The Hadi government has also received little commitment from the US and its Western allies; officials say they left recent talks sessions with Western diplomats “frustrated” and “dismayed.”
“They want us to lead the war against terrorism and extremism in Yemen, but they are allowing our country to be overrun by terrorist groups,” says a cabinet minister who refused to be named due to the sensitivity of the issue.
The US has begun conducting aerial refueling of Saudi-led coalition warplanes. It has also vowed to speed up delivery of weapons to Saudi Arabia and other Gulf powers.
Northern impasse
Should it regain a foothold in Yemen, Hadi’s government is bracing for perhaps the largest obstacle in restoring control: the north.
Despite rounds of marathon talks with northern tribal and political leaders in Riyadh, Hadi and his team have reportedly failed to find “ready and willing partners” to stand up to Saleh and Houthi forces on their own home turf.
“There are opponents to Saleh and the Houthis in the north, but they are afraid they are outmatched,” Ba-Salma says. “Only by breaking their military power, will we break the fear and see people in the north willing to stand up.”
In return for their participation, northern leaders want guarantees of greater power and influence for their region, which was an independent republic during 1962-90. It received a privileged status and government jobs during Saleh’s three decades in power.
The government has been non-committal so far on granting greater independence to the north beyond what it agreed in a national dialogue that ended two years ago. But it has agreed to permit it greater autonomy under the federal system.
Hadi is also trying to peel away Saleh loyalists who might defect to the government side in return for an amnesty.
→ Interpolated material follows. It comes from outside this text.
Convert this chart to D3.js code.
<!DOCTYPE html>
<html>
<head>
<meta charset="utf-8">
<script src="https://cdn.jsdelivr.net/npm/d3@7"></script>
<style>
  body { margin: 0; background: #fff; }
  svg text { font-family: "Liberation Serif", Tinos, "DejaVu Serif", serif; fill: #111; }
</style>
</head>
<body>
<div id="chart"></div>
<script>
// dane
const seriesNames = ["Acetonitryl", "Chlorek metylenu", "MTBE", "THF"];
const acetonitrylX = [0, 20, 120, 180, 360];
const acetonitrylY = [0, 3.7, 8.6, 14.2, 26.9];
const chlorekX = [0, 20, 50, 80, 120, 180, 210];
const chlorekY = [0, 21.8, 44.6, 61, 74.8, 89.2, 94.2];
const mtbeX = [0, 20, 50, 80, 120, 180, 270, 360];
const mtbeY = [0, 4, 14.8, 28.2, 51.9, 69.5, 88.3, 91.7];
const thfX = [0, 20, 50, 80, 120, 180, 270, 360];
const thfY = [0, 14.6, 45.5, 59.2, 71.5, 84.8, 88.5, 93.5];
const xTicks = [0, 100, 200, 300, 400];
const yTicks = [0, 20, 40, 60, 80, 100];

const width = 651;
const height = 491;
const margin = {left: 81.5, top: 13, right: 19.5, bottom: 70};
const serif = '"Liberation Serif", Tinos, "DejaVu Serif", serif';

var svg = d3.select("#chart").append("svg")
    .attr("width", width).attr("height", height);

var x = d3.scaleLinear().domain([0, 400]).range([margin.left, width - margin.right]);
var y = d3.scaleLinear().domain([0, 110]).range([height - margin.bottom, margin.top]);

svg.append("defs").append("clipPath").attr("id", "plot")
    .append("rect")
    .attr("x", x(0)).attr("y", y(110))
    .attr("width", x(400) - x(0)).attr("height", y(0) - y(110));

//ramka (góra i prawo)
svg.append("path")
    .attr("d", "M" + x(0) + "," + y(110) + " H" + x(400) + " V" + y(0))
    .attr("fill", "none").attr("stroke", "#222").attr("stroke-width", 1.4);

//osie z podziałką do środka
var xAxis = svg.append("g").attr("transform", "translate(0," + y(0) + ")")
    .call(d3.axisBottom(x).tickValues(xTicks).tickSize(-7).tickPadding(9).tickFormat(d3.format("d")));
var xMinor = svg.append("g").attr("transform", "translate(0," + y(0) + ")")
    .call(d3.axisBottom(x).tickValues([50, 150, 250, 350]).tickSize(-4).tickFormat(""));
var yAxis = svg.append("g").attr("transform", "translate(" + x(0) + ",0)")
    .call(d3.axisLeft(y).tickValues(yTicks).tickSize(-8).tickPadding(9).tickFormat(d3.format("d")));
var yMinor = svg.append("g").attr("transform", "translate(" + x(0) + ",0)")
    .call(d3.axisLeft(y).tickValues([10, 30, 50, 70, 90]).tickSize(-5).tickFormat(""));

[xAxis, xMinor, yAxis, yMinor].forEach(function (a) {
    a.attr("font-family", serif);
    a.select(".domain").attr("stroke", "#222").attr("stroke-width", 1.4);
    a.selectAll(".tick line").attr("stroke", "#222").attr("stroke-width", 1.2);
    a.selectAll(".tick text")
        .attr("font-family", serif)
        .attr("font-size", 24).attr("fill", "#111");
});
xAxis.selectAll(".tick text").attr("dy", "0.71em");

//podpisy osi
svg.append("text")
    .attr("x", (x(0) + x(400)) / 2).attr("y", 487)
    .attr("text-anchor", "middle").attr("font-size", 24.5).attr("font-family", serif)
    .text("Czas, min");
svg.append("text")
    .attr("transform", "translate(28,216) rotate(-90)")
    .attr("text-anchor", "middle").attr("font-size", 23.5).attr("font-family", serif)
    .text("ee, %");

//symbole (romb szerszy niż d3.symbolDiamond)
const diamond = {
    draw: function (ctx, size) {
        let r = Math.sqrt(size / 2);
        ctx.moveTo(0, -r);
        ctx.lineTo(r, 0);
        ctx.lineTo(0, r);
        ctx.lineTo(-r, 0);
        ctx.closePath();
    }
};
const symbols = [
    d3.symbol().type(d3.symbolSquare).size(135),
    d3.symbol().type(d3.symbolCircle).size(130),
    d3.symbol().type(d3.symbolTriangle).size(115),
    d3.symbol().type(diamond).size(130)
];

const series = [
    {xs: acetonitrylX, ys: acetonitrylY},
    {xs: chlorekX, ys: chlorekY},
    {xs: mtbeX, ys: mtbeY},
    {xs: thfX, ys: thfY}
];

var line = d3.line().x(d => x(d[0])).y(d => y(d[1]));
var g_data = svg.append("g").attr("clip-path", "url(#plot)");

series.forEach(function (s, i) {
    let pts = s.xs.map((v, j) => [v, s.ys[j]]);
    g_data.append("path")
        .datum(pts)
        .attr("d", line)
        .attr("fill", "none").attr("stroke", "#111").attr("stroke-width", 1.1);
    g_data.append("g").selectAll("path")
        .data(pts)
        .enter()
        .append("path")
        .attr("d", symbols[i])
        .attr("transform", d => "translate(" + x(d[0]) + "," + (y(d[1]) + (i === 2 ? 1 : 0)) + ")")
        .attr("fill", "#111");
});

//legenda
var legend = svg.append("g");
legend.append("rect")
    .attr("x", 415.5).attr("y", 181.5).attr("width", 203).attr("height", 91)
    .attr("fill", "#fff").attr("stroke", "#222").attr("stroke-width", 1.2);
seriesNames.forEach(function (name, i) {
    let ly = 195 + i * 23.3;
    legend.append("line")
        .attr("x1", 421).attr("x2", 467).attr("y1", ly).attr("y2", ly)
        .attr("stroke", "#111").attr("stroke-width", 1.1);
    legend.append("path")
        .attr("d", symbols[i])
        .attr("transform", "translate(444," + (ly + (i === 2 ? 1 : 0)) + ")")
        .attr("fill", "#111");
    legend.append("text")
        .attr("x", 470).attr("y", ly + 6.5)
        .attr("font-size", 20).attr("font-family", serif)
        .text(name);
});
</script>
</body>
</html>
As an olive branch, Hadi officials have promised not to dissolve military units that defect or to cashier their officers. Instead, they say the military must be reconstituted as an internal security service.
“We don’t want to make the same mistakes in Iraq and turn thousands of Yemeni citizens into insurgents,” Mr. Makawi says. “We are prepared to include the supporters of Saleh as an integral part of a stable, federal Yemen state.”